A .env file could look like this:

OPENAI_API_KEY=sk-proj-zGoKFui76yo-kwqXx_...
GOOGLE_CLOUD_CREDENTIALS=...

and then the following will load the variables into your environment:

from dotenv import load_dotenv

load_dotenv()

and if you want to override an existing environmental variable, you can do so by setting the override=True flag:

load_dotenv(override=True)

The exact format is not important, so all of the following is equivalent:

OPENAI_API_KEY=sk-...
OPENAI_API_KEY = sk-...
OPENAI_API_KEY="sk-..."
OPENAI_API_KEY sk-...
OPENAI_API_KEY "sk-..."
...

Managing secrets with streamlit

When using streamlit, you can instead use st.secrets to load secrets from the .streamlit/secrets.toml file. This is a bit more secure than using st.secrets as it’s not stored in the .streamlit folder, but instead in the .streamlit/secrets.toml file.

One benefit over using python-dotenv is that you can grab a collection of secrets in a json format. This is useful when using Google Cloud credentials:

# .streamlit/secrets.toml

[google_cloud_credentials]
type = "service_account"
project_id = "my-project"
private_key_id = "..."
private_key = ""
client_email = "..."
client_id = "..."
...

and then you can easily load it into your streamlit app:

import streamlit as st
from google.cloud import storage
from google.oauth2 import service_account

credentials = service_account.Credentials.from_service_account_info(
    st.secrets["google_cloud_credentials"]
)
storage_client = storage.Client(
    credentials=credentials,
    project=st.secrets["google_cloud_credentials"]["project_id"],
)

Preventing secrets from showing up in print and logging

Sometimes API keys are accidentally leaked in prints, logs or error messages. Using Pydantic.SecretStr, you can easily prevent this from happening:

from pydantic import SecretStr

class MyModel(BaseModel):
    api_key: SecretStr

model = MyModel(api_key="sk-abc123")
model
# displays "MyModel(api_key=SecretStr('**********'))"

and in case you really need to access the secret, you can do so by calling get_secret_value():

secret = model.api_key.get_secret_value()
print(secret)
# displays "sk-abc123"

Autocompleting secrets

I often test code in a notebook before adding it to the codebase, and because secrets are dynamic (rather than static), autocomplete doesn’t work right out of the box.

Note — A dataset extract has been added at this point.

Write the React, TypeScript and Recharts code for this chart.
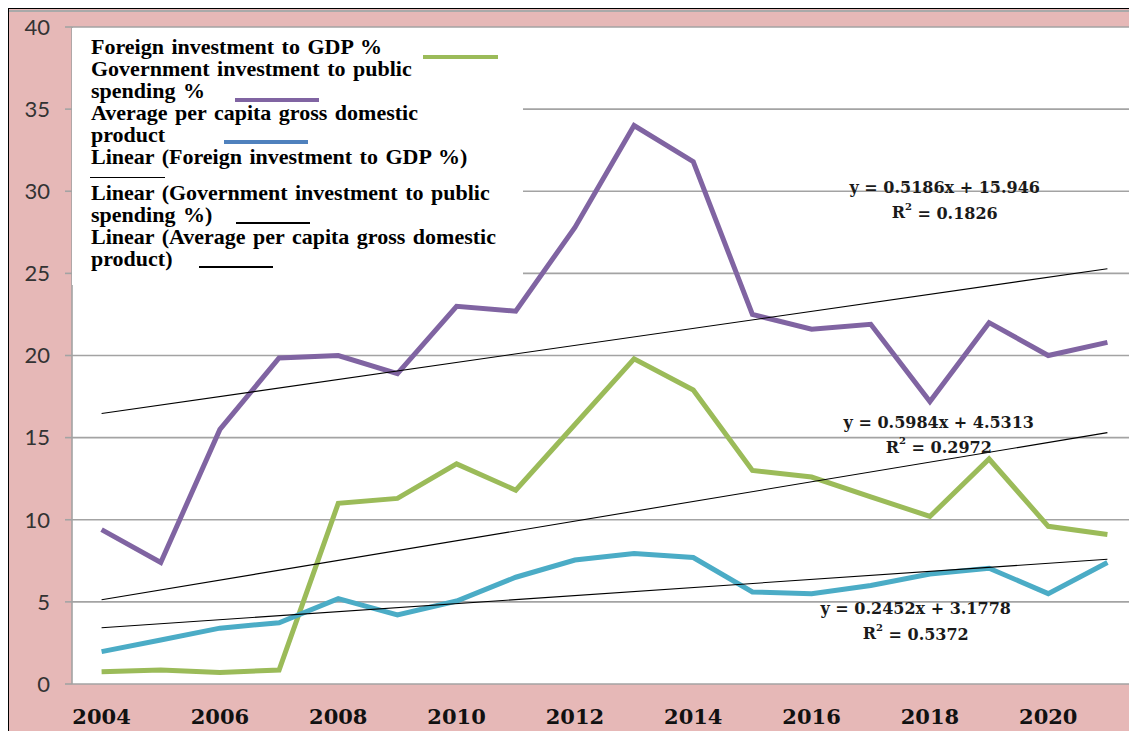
import React from 'react'
import { ComposedChart, Line, XAxis, YAxis, CartesianGrid, ReferenceLine, ReferenceDot, Legend } from 'recharts'

// values
const years = [2004, 2005, 2006, 2007, 2008, 2009, 2010, 2011, 2012, 2013, 2014, 2015, 2016, 2017, 2018, 2019, 2020, 2021]
const foreignInvestment = [0.75, 0.85, 0.7, 0.85, 11.0, 11.3, 13.4, 11.8, 15.8, 19.8, 17.9, 13.0, 12.6, 11.4, 10.2, 13.7, 9.6, 9.1]
const govInvestment = [9.4, 7.4, 15.5, 19.85, 20.0, 18.9, 23.0, 22.7, 27.8, 34.0, 31.8, 22.5, 21.6, 21.9, 17.2, 22.0, 20.0, 20.8]
const perCapitaGdp = [1.97, 2.68, 3.4, 3.73, 5.2, 4.2, 5.05, 6.5, 7.55, 7.95, 7.7, 5.6, 5.5, 6.0, 6.7, 7.05, 5.5, 7.4]

const xTickYears = [2004, 2006, 2008, 2010, 2012, 2014, 2016, 2018, 2020]
const yTicks = [0, 5, 10, 15, 20, 25, 30, 35, 40]

// trendlines as printed on the chart (x = 1..18)
const trendKeys = ['gov', 'foreign', 'gdp']
const trendSlopes = [0.5186, 0.5984, 0.2452]
const trendIntercepts = [15.946, 4.5313, 3.1778]
const trendEquations = ['y = 0.5186x + 15.946', 'y = 0.5984x + 4.5313', 'y = 0.2452x + 3.1778']
const trendR2 = ['0.1826', '0.2972', '0.5372']
// where the equation labels sit (data coords)
const eqAnchorX = [2018.25, 2018.15, 2017.76]
const eqAnchorY = [30.2, 15.95, 4.57]

const GREEN = '#9bbb59'
const PURPLE = '#8064a2'
const CYAN = '#4bacc6'
const GRID = '#a3a3a3'
const PINK = '#e6b8b7'

const data = years.map((year, i) => ({
  year,
  foreign: foreignInvestment[i],
  gov: govInvestment[i],
  gdp: perCapitaGdp[i],
}))

const bounds = [...years.map(y => y - 0.5), years[years.length - 1] + 0.5]

const legendItems = [
  { lines: ['Foreign investment to GDP %'], color: GREEN, weight: 4, gap: 41, width: 75, drop: 2 },
  { lines: ['Government investment to public', 'spending %'], color: PURPLE, weight: 4, gap: 30, width: 84, drop: 1 },
  { lines: ['Average per capita gross domestic', 'product'], color: '#4f81bd', weight: 4, gap: 59, width: 84, drop: -1 },
  { lines: ['Linear (Foreign investment to GDP %)'], color: '#000', weight: 1.3, gap: 0, width: 75, drop: 0, ownRow: true },
  { lines: ['Linear (Government investment to public', 'spending %)'], color: '#000', weight: 1.3, gap: 24, width: 74, drop: 0 },
  { lines: ['Linear (Average per capita gross domestic', 'product)'], color: '#000', weight: 1.3, gap: 26, width: 74, drop: 0 },
]

function ChartLegend() {
  return (
    <div style={{
      width: 451, height: 257, background: '#fff', boxSizing: 'border-box', padding: '8px 0 0 19px',
      fontFamily: '"Liberation Serif", serif', fontWeight: 'bold', fontSize: 22, lineHeight: '22px',
      wordSpacing: 2, color: '#000', whiteSpace: 'nowrap', textAlign: 'left',
    }}>
      {legendItems.map((it, i) => (
        <div key={i}>
          {it.lines.map((ln, j) => (
            <div key={j}>
              {ln}
              {!it.ownRow && j === it.lines.length - 1 && (
                <span style={{
                  display: 'inline-block', width: it.width, height: it.weight, background: it.color,
                  marginLeft: it.gap, verticalAlign: 'baseline', position: 'relative', top: it.weight / 2 + 1 + it.drop,
                }} />
              )}
            </div>
          ))}
          {it.ownRow && (
            <div style={{ height: 14, position: 'relative' }}>
              <span style={{ position: 'absolute', left: -1, top: 9, width: it.width, height: it.weight, background: it.color }} />
            </div>
          )}
        </div>
      ))}
    </div>
  )
}

function Equation({ cx, cy, eq, r2 }: { cx: number; cy: number; eq: string; r2: string }) {
  const style = { fontFamily: '"DejaVu Serif", serif', fontWeight: 'bold' as const, fontSize: 16, fill: '#1a1a1a' }
  return (
    <g>
      <text x={cx} y={cy} textAnchor="middle" dominantBaseline="central" style={style}>{eq}</text>
      <text x={cx} y={cy + 25} textAnchor="middle" dominantBaseline="central" style={style}>
        R<tspan fontSize={10} dy={-7}>2</tspan><tspan dy={7}> = {r2}</tspan>
      </text>
    </g>
  )
}

export default function App() {
  return (
    <div style={{
      position: 'relative', width: 1129, height: 723, background: PINK,
      borderTop: '1px solid #000', borderLeft: '1px solid #000', boxSizing: 'border-box', overflow: 'hidden',
    }}>
      <div style={{ position: 'absolute', left: 0, right: 0, top: 1, height: 2, background: '#a9a9a9' }} />
      <div style={{ position: 'absolute', left: 0, top: 0 }}>
        <ComposedChart width={1128} height={722} data={data} margin={{ top: 18, right: 0, left: 0, bottom: 0 }}>
          <CartesianGrid xAxisId="main" vertical={false} stroke={GRID} strokeWidth={1.6} fill="#fff" fillOpacity={1} />
          <XAxis xAxisId="bounds" dataKey="year" type="number" domain={[bounds[0], bounds[bounds.length - 1]]}
            ticks={bounds} interval={0} height={0} tick={false} tickSize={8}
            tickLine={{ stroke: GRID, strokeWidth: 1.6 }} axisLine={{ stroke: GRID, strokeWidth: 1.6 }} />
          <XAxis xAxisId="main" dataKey="year" type="number" domain={[bounds[0], bounds[bounds.length - 1]]}
            ticks={xTickYears} interval={0} height={47} tickLine={false} axisLine={false} tickSize={0} tickMargin={25}
            tick={{ fontFamily: '"DejaVu Serif", serif', fontWeight: 'bold', fontSize: 21, fill: '#111' }} />
          <YAxis domain={[0, 40]} ticks={yTicks} interval={0} width={63} tickSize={7} tickMargin={15}
            tickLine={{ stroke: GRID, strokeWidth: 1.6 }} axisLine={{ stroke: GRID, strokeWidth: 1.6 }}
            tick={{ fontFamily: 'Lato, sans-serif', fontSize: 22, fill: '#333' }} />

          <Line xAxisId="main" dataKey="foreign" stroke={GREEN} strokeWidth={5} dot={false} isAnimationActive={false} />
          <Line xAxisId="main" dataKey="gov" stroke={PURPLE} strokeWidth={5} dot={false} isAnimationActive={false} />
          <Line xAxisId="main" dataKey="gdp" stroke={CYAN} strokeWidth={5} dot={false} isAnimationActive={false} />

          {trendKeys.map((k, i) => (
            <ReferenceLine key={k} xAxisId="main" ifOverflow="visible" stroke="#000" strokeWidth={1.1}
              segment={[
                { x: years[0], y: trendSlopes[i] * 1 + trendIntercepts[i] },
                { x: years[years.length - 1], y: trendSlopes[i] * years.length + trendIntercepts[i] },
              ]} />
          ))}
          {trendKeys.map((k, i) => (
            <ReferenceDot key={'eq' + k} xAxisId="main" x={eqAnchorX[i]} y={eqAnchorY[i]} r={0} ifOverflow="visible"
              shape={(p: any) => <Equation cx={p.cx} cy={p.cy} eq={trendEquations[i]} r2={trendR2[i]} />} />
          ))}

          <Legend layout="vertical" align="center" verticalAlign="middle" content={() => <ChartLegend />}
            wrapperStyle={{ left: 63, top: 19, width: 451, height: 257 }} />
        </ComposedChart>
      </div>
    </div>
  )
}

So I wrote a small convenience function to help me out with this:

# secrets.py

import os

from dotenv import load_dotenv
from pydantic import SecretStr

load_dotenv(override=True)


class Secrets:
    def __init__(self):
        object.__setattr__(self, "_env_vars", dict(os.environ))

    def __getattribute__(self, name: str) -> SecretStr:
        if name == "_env_vars":
            return object.__getattribute__(self, name)

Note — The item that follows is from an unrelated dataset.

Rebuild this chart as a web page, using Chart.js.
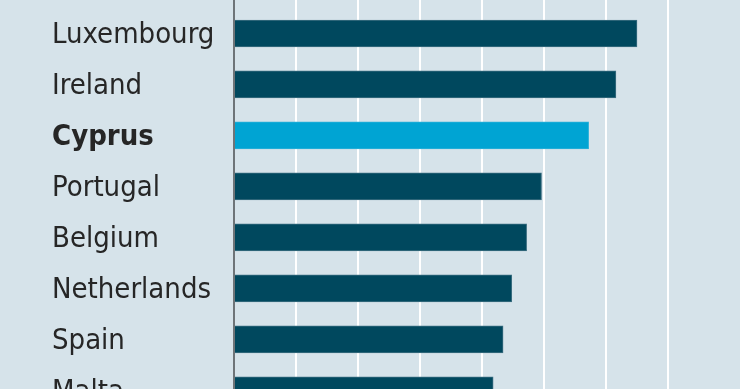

        secret = os.getenv(name)
        if secret is None:
            raise ValueError(f"Secret '{name}' not found in environment variables")
        return SecretStr(secret)

    def __dir__(self) -> list[str]:
        return list(object.__getattribute__(self, "_env_vars").keys())


secrets = Secrets()

Then when importing secrets from the secrets module, you get autocomplete for all the secrets in your environment:

from secrets import secrets

alt text

(here cursor is actually correct, but often it has the right idea, but doesn’t predict the exact name). Then I can easily select the secret that I want to use. I had some problems with recursive behavior when replacing the __getattribute__ method, but that was fixed by replacing self with object in some locations and checking for the existence of the _env_vars attribute :)

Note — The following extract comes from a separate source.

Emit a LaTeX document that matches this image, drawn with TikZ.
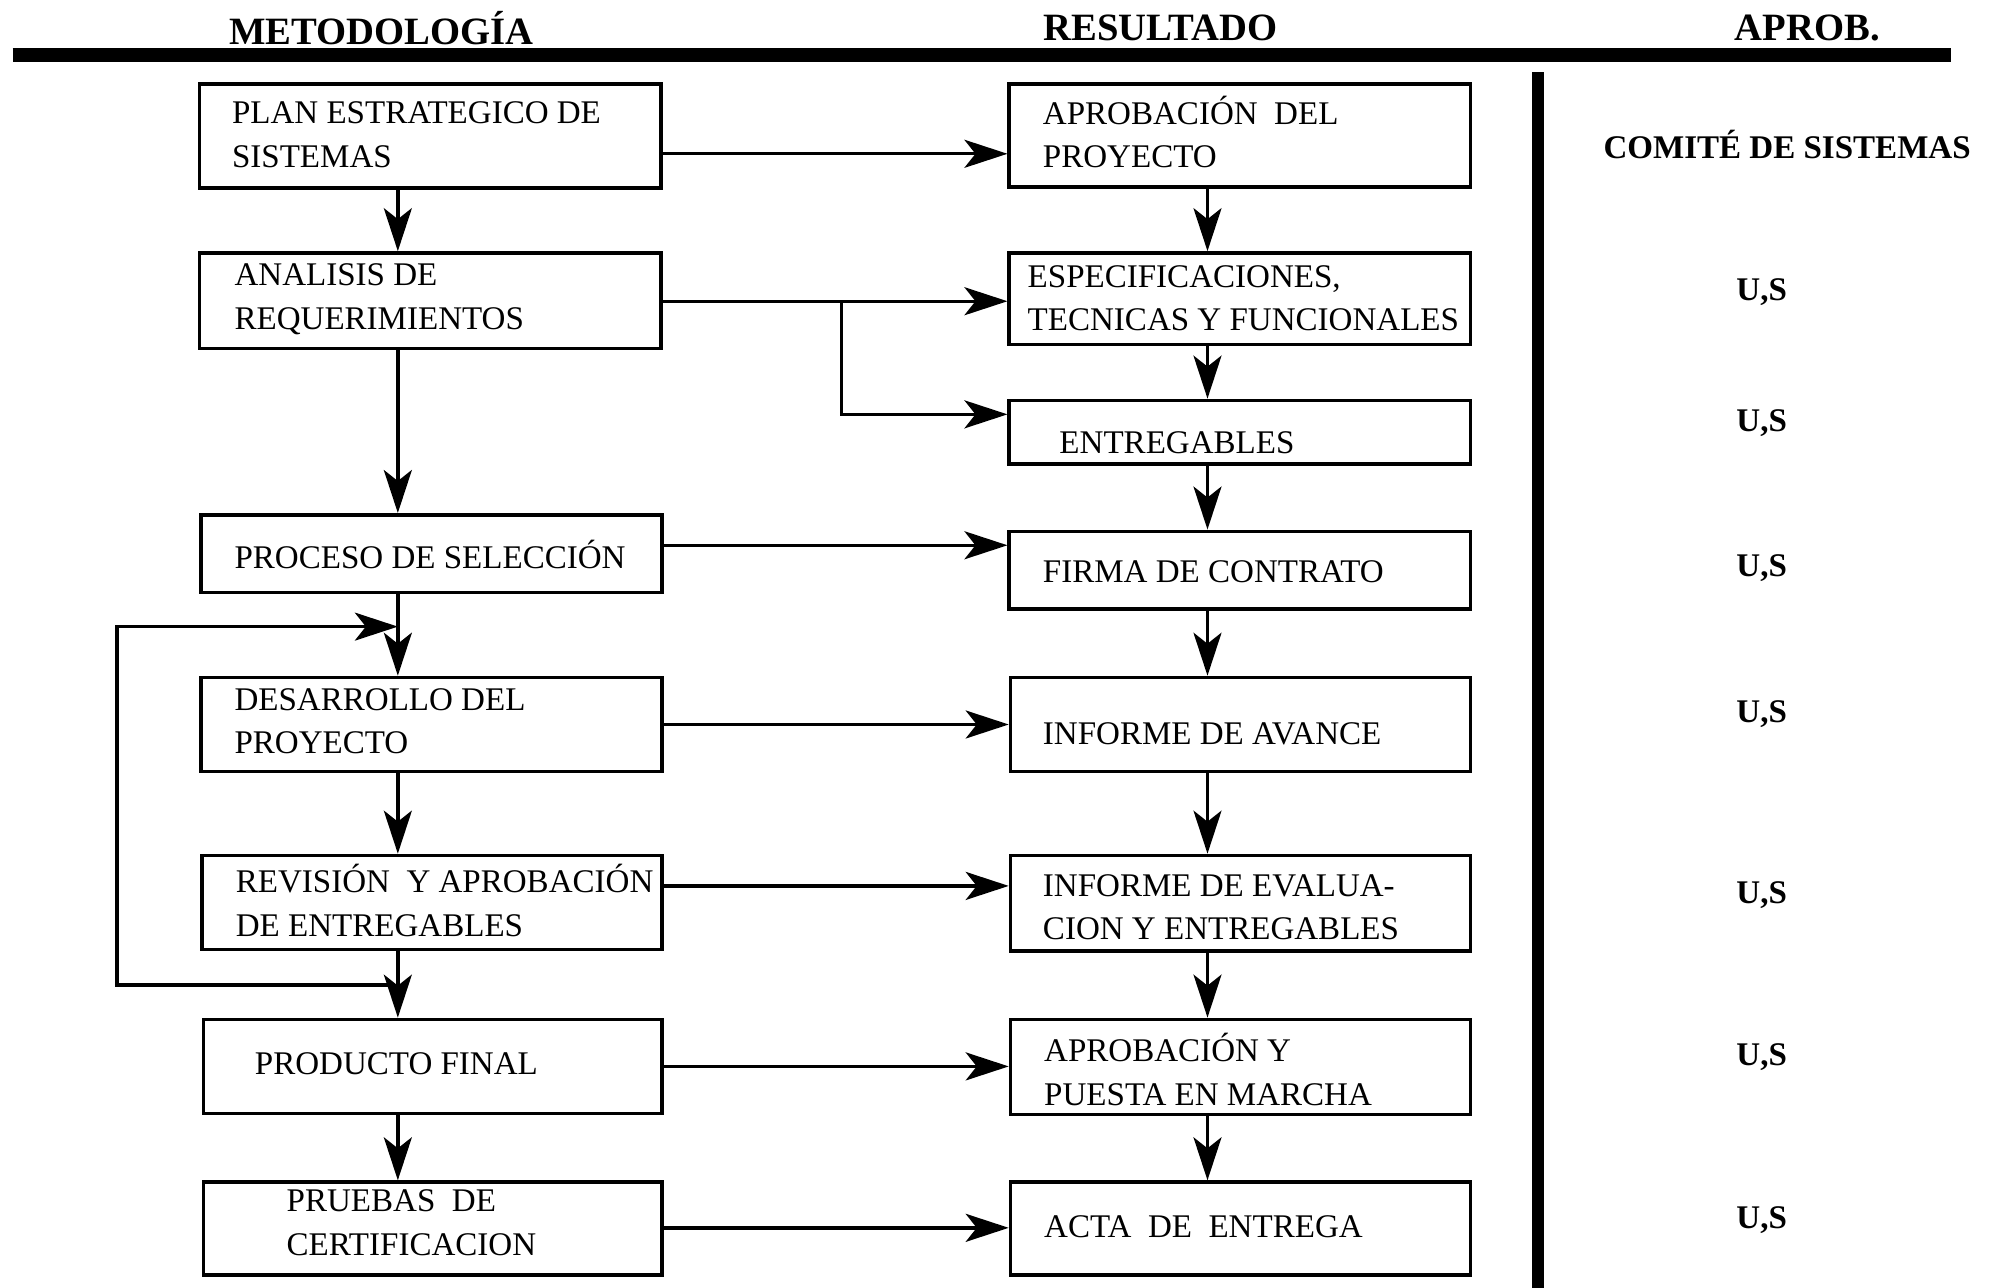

Last thing that I want to mention, I’m listing everything from os.environ, but you can easily change it to only list things from .env for example, by using dotenv_values() in the __init__ method:

# secrets.py

import os

from dotenv import load_dotenv, dotenv_values
from pydantic import SecretStr

load_dotenv(override=True)


class Secrets:
    def __init__(self):
        object.__setattr__(self, "_env_vars", dotenv_values())

    def __getattribute__(self, name: str) -> SecretStr:
        if name == "_env_vars":
            return object.__getattribute__(self, name)

        secret = os.getenv(name)
        if secret is None:
            raise ValueError(f"Secret '{name}' not found in environment variables")
        return SecretStr(secret)

    def __dir__(self) -> list[str]:
        return list(object.__getattribute__(self, "_env_vars").keys())


secrets = Secrets()

Preventing commiting secrets to git using git guardian

There are a few tools out there that you can install with a git-commit hook to prevent secrets from being committed to git. The last one I tried was git-guardian, which also allows you to scan your git history for secrets. Pretty cool! There’s also a web interface and when connecting your github account they will even send you an email if you accidentally push a secret :')

You can install it globally either with brew or pipx (which is like pip, but it will install it so that it’s always available (practically speaking)).

pipx install ggshield

# or

brew install gitguardian/tap/ggshield

Then you autenticate once using

ggshield auth login

which will ask you to login with your git guardian account in a browser.

Then you either scan with ggshield scan, or you can add a hook to your repository:

# .pre-commit-config.yaml
repos:
  - repo: https://github.com/gitguardian/ggshield
    rev: v1.34.0
    hooks:
      - id: ggshield
        language_version: python3
        stages: [pre-commit]

and install the hook with pre-commit install. Then every time you commit, it will first scan for secrets and if it finds any, it will prevent the commit from happening:

ggshield (pre-commit)....................................................Failed
- hook id: ggshield
- exit code: 1

Scanning... ━━━━━━━━━━━━━━━━━━━━━━━━╺━━━━━━━━━━━━━━━  60% 3 / 5

> commit://staged/content/posts/21_secrets/tmp.ipynb: 1 incident detected

>> Secret detected: Generic High Entropy Secret
   Validity: No Checker
   Occurrences: 1
   Known by GitGuardian dashboard: NO
   Incident URL: N/A
   Secret SHA: 77580e69c7104d86b1d3c3b332e503b9a9df67604927334f4adc3c94e084b504

   34 | +   "outputs": [],
   35 | +   "source": [
   36 | +…I_KEY = \"sk-proj-zGZKFysyo-kMXx_2Hm_V*********************************************************************-**************************************18IZ6hh2xxXZ7Dwau29Khz3Kma0A\"\n"…
                    
   37 | +   ]
   38 | +  }

> How to remediate

  Since the secret was detected before the commit was made:
  1. replace the secret with its reference (e.g. environment variable).
  2. commit again.

> [Apply with caution] If you want to bypass ggshield (false positive or other 
reason), run:
  - if you use the pre-commit framework:

    SKIP=ggshield git commit -m "<your message>"